Looking Back While Looking Forward
The final moments of the EP find Mali embracing his roots on ‘BREATHEout’ and title track ‘BREEZECATCHER’. The title track features appearances from fellow Fremantle rapper Cruz Patterson alongside Melbourne’s Teether, while close confidante Cam Deg shines on ‘BREATHEout’. Mali and Cam are part of the artist development agency ALLBREED, and the pair met in Mali’s early teens at an open cypher. It was his first time touching a microphone, and he recalls feeling the pressure of having to follow Cam up. “I remember thinking to myself like ‘bro this guy is so steezy’.”
Mirroring the first instalment SUNSEEKER and its closing track ‘STOP BARKING’, BREEZECATCHER finishes with another collaboration alongside Cam. Although their friendship goes deeper than their music — as Cam raps, “That’s my little bro in real life” — Mali believes everything they touch together is a special moment. “He’s one of those collaborators I hold dear and I find so much enjoyment collaborating with him.”

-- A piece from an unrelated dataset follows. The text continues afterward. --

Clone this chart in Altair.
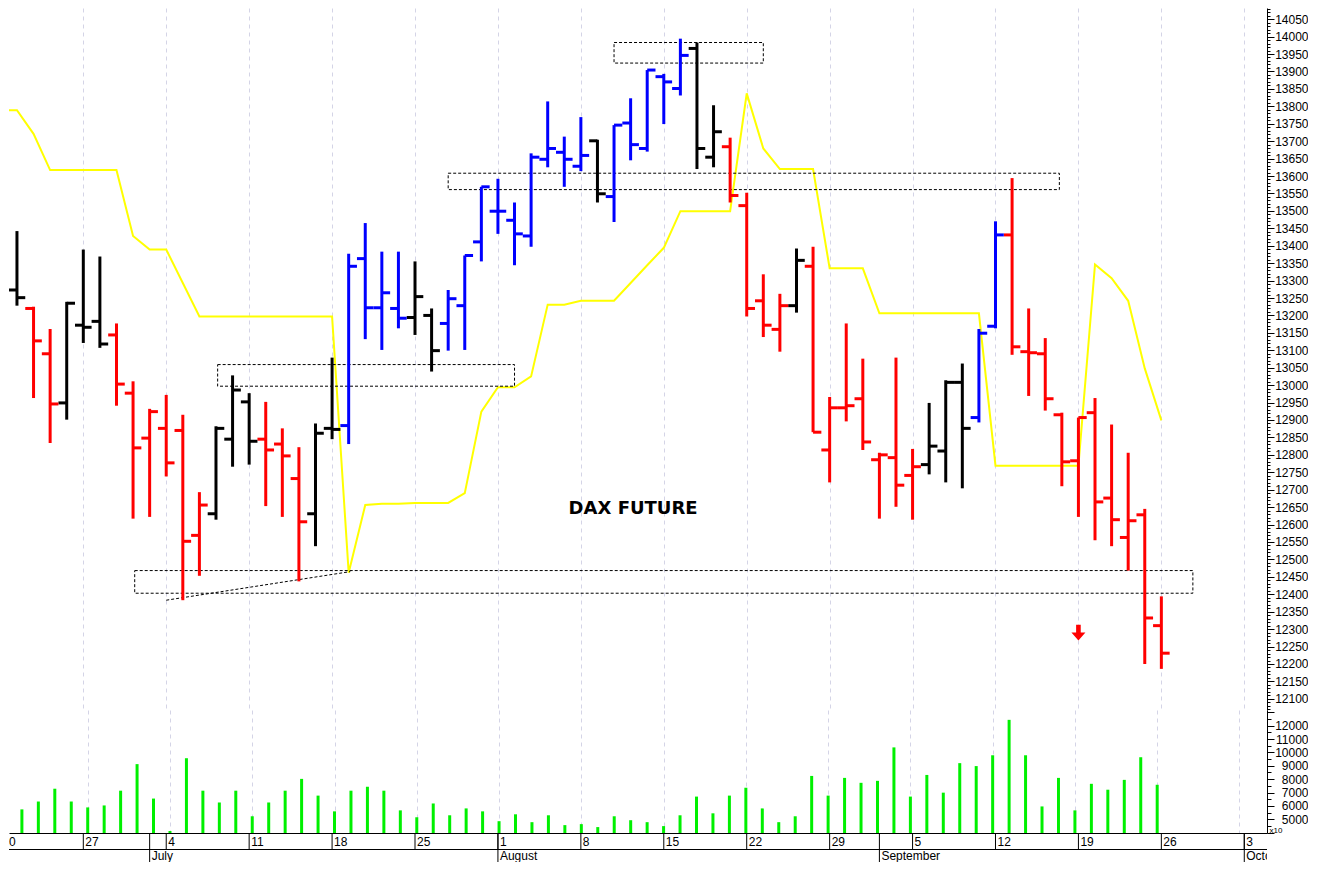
import altair as alt
import pandas as pd

# ---------------- data ----------------
# trading-day index 0 = Tue 21 Jun 2022 ... 69 = Mon 26 Sep 2022
opens = [13273, 13220, 13090, 12949, 13172, 13183, 13144, 12977, 12848, 12876,
         12870, 12569, 12631, 12845, 12952, 12845, 12831, 12732, 12631, 12876,
         12884, 13363, 13222, 13220, 13194, 13200, 13177, 13228, 13411, 13499,
         13473, 13428, 13648, 13668, 13628, 13701, 13541, 13752, 13679, 13885,
         13851, 13966, 13654, 13684, 13515, 13242, 13160, 13228, 13341, 12814,
         12935, 12961, 12786, 12792, 12741, 12772, 12811, 13008, 12907, 13169,
         13431, 13096, 13090, 12915, 12783, 12921, 12676, 12563, 12628, 12310]
highs = [13442, 13225, 13161, 13239, 13389, 13369, 13177, 13011, 12932, 12972,
         12915, 12693, 12882, 13028, 12977, 12952, 12876, 12822, 12890, 13079,
         13377, 13465, 13383, 13383, 13355, 13220, 13273, 13372, 13569, 13592,
         13524, 13665, 13814, 13713, 13769, 13704, 13746, 13823, 13904, 13893,
         13994, 13983, 13803, 13710, 13552, 13318, 13262, 13392, 13397, 12966,
         13177, 13076, 12806, 13079, 12817, 12949, 13014, 13062, 13161, 13470,
         13594, 13220, 13135, 12921, 12907, 12963, 12887, 12806, 12645, 12394]
lows = [13228, 12963, 12834, 12901, 13121, 13107, 12941, 12617, 12622, 12738,
        12383, 12453, 12614, 12766, 12772, 12653, 12622, 12437, 12538, 12845,
        12831, 13132, 13101, 13163, 13144, 13039, 13099, 13101, 13355, 13434,
        13344, 13397, 13625, 13569, 13614, 13524, 13468, 13645, 13670, 13749,
        13831, 13620, 13625, 13524, 13197, 13138, 13096, 13208, 12865, 12721,
        12896, 12814, 12617, 12651, 12614, 12744, 12721, 12704, 12893, 13163,
        13087, 12969, 12927, 12710, 12622, 12555, 12538, 12468, 12200, 12186]
closes = [13251, 13127, 12946, 13235, 13166, 13118, 13003, 12820, 12924, 12777,
          12552, 12656, 12876, 12986, 12839, 12814, 12797, 12608, 12862, 12873,
          13341, 13222, 13265, 13192, 13254, 13099, 13248, 13372, 13569, 13499,
          13434, 13654, 13679, 13648, 13659, 13549, 13746, 13690, 13904, 13870,
          13946, 13679, 13727, 13544, 13220, 13172, 13228, 13358, 12865, 12935,
          12941, 12837, 12800, 12713, 12766, 12825, 13008, 12876, 13149, 13431,
          13110, 13093, 12961, 12780, 12907, 12665, 12614, 12611, 12332, 12231]
bar_colors = ["k", "r", "r", "k", "k", "k", "r", "r", "r", "r",
              "r", "r", "k", "k", "k", "r", "r", "r", "k", "k",
              "b", "b", "b", "b", "k", "k", "b", "b", "b", "b",
              "b", "b", "b", "b", "b", "k", "b", "b", "b", "b",
              "b", "k", "k", "r", "r", "r", "r", "k", "r", "r",
              "r", "r", "r", "r", "r", "k", "k", "k", "b", "b",
              "r", "r", "r", "r", "r", "r", "r", "r", "r", "r"]
volumes = [5737, 6326, 7284, 6326, 5884, 6032, 7137, 9126, 6547, 4116,
           9568, 7137, 6253, 7137, 5221, 6253, 7137, 8021, 6768, 5589,
           7137, 7431, 7137, 5663, 5147, 6179, 5295, 5810, 5589, 4853,
           5368, 4779, 5295, 4558, 4632, 4411, 5221, 4926, 4779, 4484,
           5295, 6695, 5442, 6768, 7358, 5810, 4779, 5221, 8242, 6768,
           8095, 7726, 7874, 10379, 6695, 8316, 6989, 9200, 8979, 9789,
           12442, 9789, 5958, 8095, 5663, 7652, 7210, 7947, 9642, 7579]

yellow_idx = list(range(-1, 70))
yellow_val = [13789, 13789, 13721, 13617, 13617, 13617, 13617, 13617, 13428, 13389,
              13389, 13293, 13197, 13197, 13197, 13197, 13197, 13197, 13197, 13197,
              13197, 12462, 12656, 12660, 12660, 12662, 12662, 12662, 12690, 12924,
              12994, 12994, 13025, 13231, 13231, 13242, 13242, 13242, 13293, 13344,
              13394, 13499, 13499, 13499, 13499, 13837, 13679, 13620, 13620, 13620,
              13335, 13335, 13335, 13206, 13206, 13206, 13206, 13206, 13206, 13206,
              12769, 12769, 12769, 12769, 12769, 12769, 13346, 13307, 13242, 13048,
              12899]

# dashed boxes (trading-day index span, price span)
box_x1 = [36.0, 26.0, 12.1, 7.1]
box_x2 = [45.0, 62.85, 30.0, 70.9]
box_p1 = [13983, 13608, 13059, 12468]
box_p2 = [13924, 13561, 12997, 12403]
trend_idx = [9.0, 20.1]
trend_val = [12383, 12465]

title_text = "DAX FUTURE"
title_idx = 37.15
title_price = 12645
arrow_idx = 64
arrow_price = 12290

monday_idx = [-1, 4, 9, 14, 19, 24, 29, 34, 39, 44, 49, 54, 59, 64, 69, 74]
monday_lab = ["20", "27", "4", "11", "18", "25", "1", "8", "15", "22", "29", "5", "12", "19", "26", "3"]
month_idx = [8, 29, 52, 74]
month_lab = ["July", "August", "September", "October"]

price_ticks = list(range(12070, 14090, 10))
vol_ticks = list(range(4000, 13500, 500))

# ---------------- build ----------------
W = 1258
H_PRICE = 702
H_VOL = 123
H_STRIP = 29
X_DOMAIN = [-0.48, 75.37]
P_DOMAIN = [12068, 14082]
V_DOMAIN = [3968, 13179]
FONT = "Liberation Sans"
NO_VIEW = {"stroke": "transparent", "strokeWidth": 0}

ohlc = pd.DataFrame({"idx": list(range(70)), "o": opens, "h": highs, "l": lows,
                     "c": closes, "col": bar_colors, "v": volumes})
yel = pd.DataFrame({"idx": yellow_idx, "p": yellow_val})
boxes = pd.DataFrame({"x1": box_x1, "x2": box_x2, "p1": box_p1, "p2": box_p2})
trend = pd.DataFrame({"idx": trend_idx, "p": trend_val})
ttl = pd.DataFrame({"idx": [title_idx], "p": [title_price], "t": [title_text]})
arr = pd.DataFrame({"idx": [arrow_idx], "p": [arrow_price]})
days = pd.DataFrame({"idx": monday_idx, "lab": monday_lab})
days_in = days[days["idx"] >= X_DOMAIN[0]]
months = pd.DataFrame({"idx": month_idx, "lab": month_lab})
one = pd.DataFrame({"k": [0]})
grid_vals = [i for i in monday_idx if X_DOMAIN[0] <= i <= X_DOMAIN[1]]

xs = alt.Scale(domain=X_DOMAIN, nice=False, zero=False)
grid_axis = alt.Axis(values=grid_vals, grid=True, gridColor="#d4d4e6", gridDash=[4, 4],
                     gridWidth=1, labels=False, ticks=False, domain=False, title=None)
vol_x_axis = alt.Axis(values=grid_vals, grid=True, gridColor="#d4d4e6", gridDash=[4, 4],
                      gridWidth=1, labels=False, ticks=False, domain=True,
                      domainColor="black", domainWidth=1, title=None)

ps = alt.Scale(domain=P_DOMAIN, nice=False, zero=False)
price_axis = alt.Axis(orient="right", values=price_ticks, format="d",
                      labelExpr="datum.value % 50 === 0 ? datum.label : ''",
                      labelOverlap=False,
                      labelFontSize={"condition": {"test": "datum.value % 50 === 0", "value": 12}, "value": 0},
                      tickSize={"condition": {"test": "datum.value % 50 === 0", "value": 7}, "value": 3},
                      tickColor="black", domainColor="black", labelColor="black",
                      labelFont=FONT, labelAlign="right", labelPadding=34,
                      grid=False, title=None)


def X(field):
    return alt.X(field, type="quantitative", scale=xs, axis=grid_axis)


def Y(field):
    return alt.Y(field, type="quantitative", scale=ps, axis=price_axis)


cscale = alt.Scale(domain=["b", "r", "k"], range=["#0000ff", "#ff0000", "#000000"])

yellow = alt.Chart(yel).mark_line(color="#ffff00", strokeWidth=2, clip=True).encode(
    x=X("idx"), y=Y("p"))
rects = alt.Chart(boxes).mark_rect(filled=False, stroke="black", strokeWidth=1,
                                   strokeDash=[3, 2], clip=True).encode(
    x=X("x1"), x2="x2", y=Y("p1"), y2="p2")
tline = alt.Chart(trend).mark_line(color="black", strokeWidth=1, strokeDash=[3, 2], clip=True).encode(
    x=X("idx"), y=Y("p"))

base = alt.Chart(ohlc)
wick = base.mark_rule(strokeWidth=3, clip=True).encode(
    x=X("idx"), y=Y("l"), y2="h",
    color=alt.Color("col:N", scale=cscale, legend=None))
otick = base.transform_calculate(xo="datum.idx - 0.5").mark_rule(strokeWidth=3, clip=True).encode(
    x=X("xo"), x2="idx", y=Y("o"),
    color=alt.Color("col:N", scale=cscale, legend=None))
ctick = base.transform_calculate(xc="datum.idx + 0.5").mark_rule(strokeWidth=3, clip=True).encode(
    x=X("idx"), x2="xc", y=Y("c"),
    color=alt.Color("col:N", scale=cscale, legend=None))

label = alt.Chart(ttl).mark_text(font="DejaVu Sans", fontWeight="bold", fontSize=18,
                                 color="black").encode(x=X("idx"), y=Y("p"), text="t:N")
arrow = alt.Chart(arr).mark_point(
    shape="M -0.33 -1.14 L 0.33 -1.14 L 0.33 0 L 1 0 L 0 1.14 L -1 0 L -0.33 0 Z",
    size=196, filled=True, color="#ff0000", opacity=1, strokeWidth=0).encode(
    x=X("idx"), y=Y("p"))

price = alt.layer(yellow, rects, tline, wick, otick, ctick, label, arrow).properties(
    width=W, height=H_PRICE, view=NO_VIEW)

vs = alt.Scale(domain=V_DOMAIN, nice=False, zero=False)
vol_axis = alt.Axis(orient="right", values=vol_ticks, format="d",
                    labelExpr="datum.value % 1000 === 0 && datum.value >= 5000 && datum.value <= 12000 ? datum.label : ''",
                    labelOverlap=False,
                    labelFontSize={"condition": {"test": "datum.value % 1000 === 0 && datum.value >= 5000 && datum.value <= 12000", "value": 12}, "value": 0},
                    tickSize={"condition": {"test": "datum.value % 1000 === 0", "value": 7}, "value": 4},
                    tickColor="black", domainColor="black", labelColor="black",
                    labelFont=FONT, labelAlign="right", labelPadding=34, grid=False,
                    title="x10", titleAngle=0, titleFontSize=8, titleFontWeight="normal",
                    titleFont=FONT, titleAlign="left", titleBaseline="bottom",
                    titleX=2, titleY=H_VOL + 1)
vol = alt.Chart(ohlc).mark_bar(size=3, color="#00f000", clip=True).encode(
    x=alt.X("idx", type="quantitative", scale=xs, axis=vol_x_axis),
    y=alt.Y("v", type="quantitative", scale=vs, axis=vol_axis)).properties(
    width=W, height=H_VOL, view=NO_VIEW)

SX = alt.X("idx", type="quantitative", scale=xs, axis=None)
day_rules = alt.Chart(days_in).mark_rule(color="black", strokeWidth=1, clip=True).encode(
    x=SX, y=alt.value(0), y2=alt.value(16.5))
day_text = alt.Chart(days).mark_text(align="left", baseline="middle", dx=2, fontSize=12,
                                     font=FONT, color="black", clip=True).encode(
    x=SX, y=alt.value(8.5), text="lab:N")
month_rules = alt.Chart(months).mark_rule(color="black", strokeWidth=1, clip=True).encode(
    x=SX, y=alt.value(0), y2=alt.value(H_STRIP))
month_text = alt.Chart(months).mark_text(align="left", baseline="middle", dx=2, fontSize=12,
                                         font=FONT, color="black", clip=True).encode(
    x=SX, y=alt.value(23), text="lab:N")
hline = alt.Chart(one).mark_rule(color="black", strokeWidth=1).encode(y=alt.value(16.5))
strip = alt.layer(day_rules, month_rules, hline, day_text, month_text).properties(
    width=W, height=H_STRIP, view=NO_VIEW)

chart = alt.vconcat(price, vol, strip, spacing=0).properties(
    padding=0, bounds="flush").configure_view(
    strokeWidth=0, stroke="transparent").configure(font=FONT, background="white")

chart.save("out.html", embed_options={"renderer": "svg", "actions": False})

BREEZECATCHER is the second and penultimate chapter of his EP trilogy, but it’s also a moment of reflection for the promising star. Breezing through memories and past emotions with a newfound wisdom and sense of self, Mali feels at a place of rebirth in his art. Already onto the next thing, and with a skeleton of the finale completed, the trilogy is just a trailer of what’s to come. “I’m becoming the artist I want to be. Everything is in my control.”
From the same place that gave us Tame Impala and Spacey Jane, hip-hop artist Mali Jo$e is the next chapter in Fremantle’s lineage of great acts. For those who are from the port city south of Perth, the industry powers on the East Coast aren’t always on their side. Passion is the lifeblood of their music scene. As Mali explains, isolation from places like Sydney or Melbourne, where the majority of the Australian music industry’s attention is focused, only adds to the flavour of Fremantle.
“All this self sufficiency ultimately builds callouses of integrity and individuality. That’s the uniqueness Fremantle gives its artists.”
Mali Jo$e’s new EP BREEZECATCHER is out now.